## Problem
Pictures stay out of the copy. Please reproduce only the lines between the one holding "Emit a Python" and the one holding "from matplotlib.transforms import Affine2D", inclusive.

## Data provided
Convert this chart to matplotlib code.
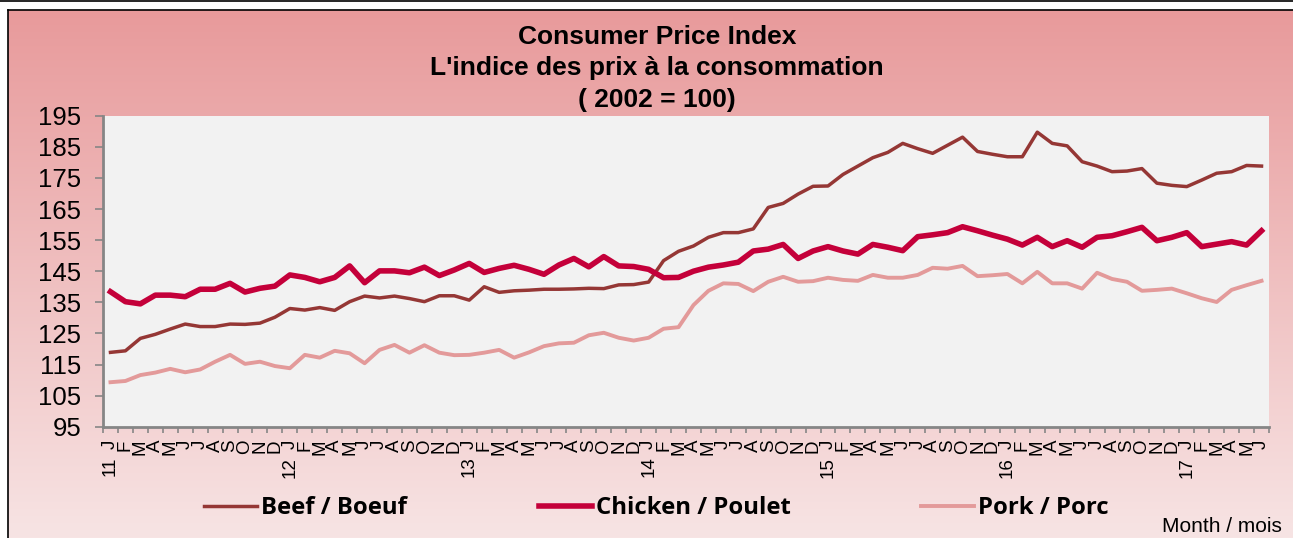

...

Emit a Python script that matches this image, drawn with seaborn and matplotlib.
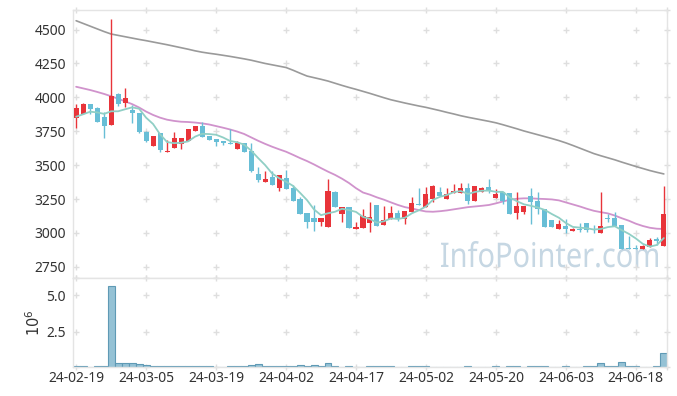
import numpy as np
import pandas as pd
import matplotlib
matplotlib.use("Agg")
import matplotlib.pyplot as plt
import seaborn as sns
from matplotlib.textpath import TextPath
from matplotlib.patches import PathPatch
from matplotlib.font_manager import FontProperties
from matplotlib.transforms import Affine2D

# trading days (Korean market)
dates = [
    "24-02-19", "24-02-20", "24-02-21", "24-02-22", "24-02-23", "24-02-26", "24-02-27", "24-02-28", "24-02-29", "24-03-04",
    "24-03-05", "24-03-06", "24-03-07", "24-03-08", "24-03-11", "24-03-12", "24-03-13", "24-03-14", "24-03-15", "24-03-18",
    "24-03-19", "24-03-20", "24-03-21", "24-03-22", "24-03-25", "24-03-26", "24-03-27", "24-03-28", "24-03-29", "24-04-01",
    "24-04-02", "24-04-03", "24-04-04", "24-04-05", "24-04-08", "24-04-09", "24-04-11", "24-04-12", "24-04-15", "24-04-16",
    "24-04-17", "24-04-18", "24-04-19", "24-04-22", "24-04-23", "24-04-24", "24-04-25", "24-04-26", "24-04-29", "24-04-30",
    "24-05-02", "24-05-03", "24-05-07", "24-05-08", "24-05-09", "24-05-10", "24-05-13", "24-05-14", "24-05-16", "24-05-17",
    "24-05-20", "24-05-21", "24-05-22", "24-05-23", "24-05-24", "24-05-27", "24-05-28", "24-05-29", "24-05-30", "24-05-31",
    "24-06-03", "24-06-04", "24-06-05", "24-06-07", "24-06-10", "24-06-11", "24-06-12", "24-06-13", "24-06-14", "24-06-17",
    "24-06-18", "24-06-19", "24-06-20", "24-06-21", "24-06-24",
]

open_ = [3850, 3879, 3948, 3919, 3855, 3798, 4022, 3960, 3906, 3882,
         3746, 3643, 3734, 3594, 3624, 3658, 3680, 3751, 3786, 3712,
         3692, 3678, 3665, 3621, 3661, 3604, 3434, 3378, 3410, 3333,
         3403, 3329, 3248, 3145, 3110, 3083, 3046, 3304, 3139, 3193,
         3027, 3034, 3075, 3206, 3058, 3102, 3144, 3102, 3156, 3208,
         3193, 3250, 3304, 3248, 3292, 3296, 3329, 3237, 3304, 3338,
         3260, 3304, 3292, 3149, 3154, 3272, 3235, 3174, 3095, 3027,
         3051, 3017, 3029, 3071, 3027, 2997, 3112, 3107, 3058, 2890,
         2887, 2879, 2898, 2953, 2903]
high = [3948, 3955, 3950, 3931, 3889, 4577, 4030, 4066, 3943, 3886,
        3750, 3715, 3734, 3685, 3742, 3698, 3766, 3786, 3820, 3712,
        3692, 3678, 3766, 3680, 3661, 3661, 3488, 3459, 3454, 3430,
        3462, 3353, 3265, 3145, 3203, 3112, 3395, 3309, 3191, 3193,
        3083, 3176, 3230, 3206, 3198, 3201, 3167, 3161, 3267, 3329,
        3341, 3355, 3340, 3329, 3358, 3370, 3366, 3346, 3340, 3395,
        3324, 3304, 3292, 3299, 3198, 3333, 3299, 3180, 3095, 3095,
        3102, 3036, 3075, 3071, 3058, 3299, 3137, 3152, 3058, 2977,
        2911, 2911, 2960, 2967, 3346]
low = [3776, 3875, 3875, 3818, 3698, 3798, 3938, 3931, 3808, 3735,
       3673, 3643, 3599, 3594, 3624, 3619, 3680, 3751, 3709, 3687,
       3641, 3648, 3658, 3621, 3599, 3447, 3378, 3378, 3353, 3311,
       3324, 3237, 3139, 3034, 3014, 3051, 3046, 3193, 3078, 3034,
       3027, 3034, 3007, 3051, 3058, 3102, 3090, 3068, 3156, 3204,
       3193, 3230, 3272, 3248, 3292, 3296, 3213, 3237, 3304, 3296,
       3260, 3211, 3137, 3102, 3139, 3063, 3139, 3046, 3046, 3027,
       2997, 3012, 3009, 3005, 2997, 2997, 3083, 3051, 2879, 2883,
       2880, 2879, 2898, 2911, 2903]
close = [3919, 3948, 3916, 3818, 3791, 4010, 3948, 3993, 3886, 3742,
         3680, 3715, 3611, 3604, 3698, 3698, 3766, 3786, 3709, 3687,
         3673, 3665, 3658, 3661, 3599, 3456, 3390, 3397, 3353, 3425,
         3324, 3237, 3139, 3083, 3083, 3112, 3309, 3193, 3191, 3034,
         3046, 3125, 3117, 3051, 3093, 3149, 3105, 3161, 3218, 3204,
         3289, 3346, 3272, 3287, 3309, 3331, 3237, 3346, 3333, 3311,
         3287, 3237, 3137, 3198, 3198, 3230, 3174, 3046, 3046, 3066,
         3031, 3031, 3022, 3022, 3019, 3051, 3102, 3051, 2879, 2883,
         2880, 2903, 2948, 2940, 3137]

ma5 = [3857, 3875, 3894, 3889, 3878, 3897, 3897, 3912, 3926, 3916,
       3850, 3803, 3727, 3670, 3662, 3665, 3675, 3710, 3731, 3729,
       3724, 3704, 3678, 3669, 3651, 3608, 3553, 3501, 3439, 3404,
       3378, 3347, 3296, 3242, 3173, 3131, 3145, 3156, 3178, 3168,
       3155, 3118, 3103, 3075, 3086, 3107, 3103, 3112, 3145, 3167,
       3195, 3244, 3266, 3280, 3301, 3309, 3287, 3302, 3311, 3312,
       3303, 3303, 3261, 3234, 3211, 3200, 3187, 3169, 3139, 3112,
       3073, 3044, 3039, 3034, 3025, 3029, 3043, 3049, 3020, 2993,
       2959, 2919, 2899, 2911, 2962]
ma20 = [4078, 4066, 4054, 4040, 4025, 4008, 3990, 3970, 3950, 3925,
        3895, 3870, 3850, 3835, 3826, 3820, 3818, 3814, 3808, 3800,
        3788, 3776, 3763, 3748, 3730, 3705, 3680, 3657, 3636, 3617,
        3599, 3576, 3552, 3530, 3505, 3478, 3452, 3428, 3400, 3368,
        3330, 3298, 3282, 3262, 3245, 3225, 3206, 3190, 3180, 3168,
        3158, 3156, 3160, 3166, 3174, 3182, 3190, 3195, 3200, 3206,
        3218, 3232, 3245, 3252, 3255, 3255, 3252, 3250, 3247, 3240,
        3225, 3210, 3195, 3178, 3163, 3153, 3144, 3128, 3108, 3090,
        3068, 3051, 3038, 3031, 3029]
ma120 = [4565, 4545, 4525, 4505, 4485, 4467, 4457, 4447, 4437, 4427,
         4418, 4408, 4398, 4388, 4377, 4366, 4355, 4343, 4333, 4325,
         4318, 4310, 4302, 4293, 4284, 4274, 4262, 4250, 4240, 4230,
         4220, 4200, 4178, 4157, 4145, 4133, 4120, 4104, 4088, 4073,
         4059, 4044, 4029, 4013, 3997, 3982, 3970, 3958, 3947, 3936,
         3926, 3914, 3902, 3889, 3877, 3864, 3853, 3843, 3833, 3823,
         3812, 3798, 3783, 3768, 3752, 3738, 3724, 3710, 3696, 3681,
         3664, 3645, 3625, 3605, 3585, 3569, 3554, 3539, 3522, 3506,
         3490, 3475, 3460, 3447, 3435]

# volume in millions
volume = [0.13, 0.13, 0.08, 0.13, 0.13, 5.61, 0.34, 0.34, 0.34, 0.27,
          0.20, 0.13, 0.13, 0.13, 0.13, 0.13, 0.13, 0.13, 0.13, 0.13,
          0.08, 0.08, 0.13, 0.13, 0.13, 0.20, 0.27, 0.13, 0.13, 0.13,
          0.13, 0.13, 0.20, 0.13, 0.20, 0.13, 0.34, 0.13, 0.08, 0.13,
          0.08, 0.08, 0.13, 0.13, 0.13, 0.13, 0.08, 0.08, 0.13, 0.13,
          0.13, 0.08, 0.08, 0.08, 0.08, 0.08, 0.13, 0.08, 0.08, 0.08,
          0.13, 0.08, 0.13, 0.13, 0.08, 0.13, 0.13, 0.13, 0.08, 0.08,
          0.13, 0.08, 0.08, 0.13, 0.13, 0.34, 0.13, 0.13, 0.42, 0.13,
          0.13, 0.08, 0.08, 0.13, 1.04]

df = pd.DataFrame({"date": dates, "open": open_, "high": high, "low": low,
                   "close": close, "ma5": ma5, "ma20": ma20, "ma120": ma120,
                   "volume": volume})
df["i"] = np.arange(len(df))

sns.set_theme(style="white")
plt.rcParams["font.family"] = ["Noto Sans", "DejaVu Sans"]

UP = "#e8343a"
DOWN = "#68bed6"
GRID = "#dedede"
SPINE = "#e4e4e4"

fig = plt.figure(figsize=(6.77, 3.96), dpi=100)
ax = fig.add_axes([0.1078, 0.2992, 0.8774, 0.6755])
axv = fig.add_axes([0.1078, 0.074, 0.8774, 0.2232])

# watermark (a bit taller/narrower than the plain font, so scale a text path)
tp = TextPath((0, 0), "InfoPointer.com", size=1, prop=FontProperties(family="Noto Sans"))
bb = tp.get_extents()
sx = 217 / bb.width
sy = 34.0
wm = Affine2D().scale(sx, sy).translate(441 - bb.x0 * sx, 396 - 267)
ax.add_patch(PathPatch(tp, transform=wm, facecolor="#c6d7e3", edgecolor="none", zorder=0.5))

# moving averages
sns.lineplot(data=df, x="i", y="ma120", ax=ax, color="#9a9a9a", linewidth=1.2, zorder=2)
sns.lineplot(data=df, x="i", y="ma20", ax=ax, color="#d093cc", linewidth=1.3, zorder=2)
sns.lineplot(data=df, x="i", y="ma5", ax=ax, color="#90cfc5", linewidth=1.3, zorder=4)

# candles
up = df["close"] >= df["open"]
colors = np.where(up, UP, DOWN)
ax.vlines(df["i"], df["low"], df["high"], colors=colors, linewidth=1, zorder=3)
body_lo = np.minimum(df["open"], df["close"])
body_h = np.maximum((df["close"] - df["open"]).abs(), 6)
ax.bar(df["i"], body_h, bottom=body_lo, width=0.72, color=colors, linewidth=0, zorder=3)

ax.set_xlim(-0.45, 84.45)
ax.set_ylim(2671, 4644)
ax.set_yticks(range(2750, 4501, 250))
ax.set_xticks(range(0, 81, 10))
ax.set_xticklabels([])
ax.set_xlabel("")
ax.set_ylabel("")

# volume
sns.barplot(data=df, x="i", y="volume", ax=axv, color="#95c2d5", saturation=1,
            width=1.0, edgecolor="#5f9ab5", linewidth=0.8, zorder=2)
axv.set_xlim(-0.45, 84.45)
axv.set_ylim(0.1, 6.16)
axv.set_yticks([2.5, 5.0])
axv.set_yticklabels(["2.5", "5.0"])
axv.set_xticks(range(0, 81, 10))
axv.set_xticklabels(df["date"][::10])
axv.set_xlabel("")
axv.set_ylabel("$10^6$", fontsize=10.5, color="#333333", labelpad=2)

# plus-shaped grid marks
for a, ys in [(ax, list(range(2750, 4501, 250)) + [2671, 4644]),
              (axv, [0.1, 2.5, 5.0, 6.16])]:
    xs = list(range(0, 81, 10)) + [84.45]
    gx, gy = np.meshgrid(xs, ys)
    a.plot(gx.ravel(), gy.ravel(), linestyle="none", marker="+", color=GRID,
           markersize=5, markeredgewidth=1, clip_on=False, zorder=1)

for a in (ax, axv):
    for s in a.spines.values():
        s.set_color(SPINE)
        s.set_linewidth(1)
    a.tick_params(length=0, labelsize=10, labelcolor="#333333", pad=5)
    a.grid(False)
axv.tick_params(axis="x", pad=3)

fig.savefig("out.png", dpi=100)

## Expected answer
Emit a Python script that matches this image, drawn with seaborn and matplotlib.
import numpy as np
import pandas as pd
import matplotlib
matplotlib.use("Agg")
import matplotlib.pyplot as plt
import seaborn as sns
from matplotlib.textpath import TextPath
from matplotlib.patches import PathPatch
from matplotlib.font_manager import FontProperties
from matplotlib.transforms import Affine2D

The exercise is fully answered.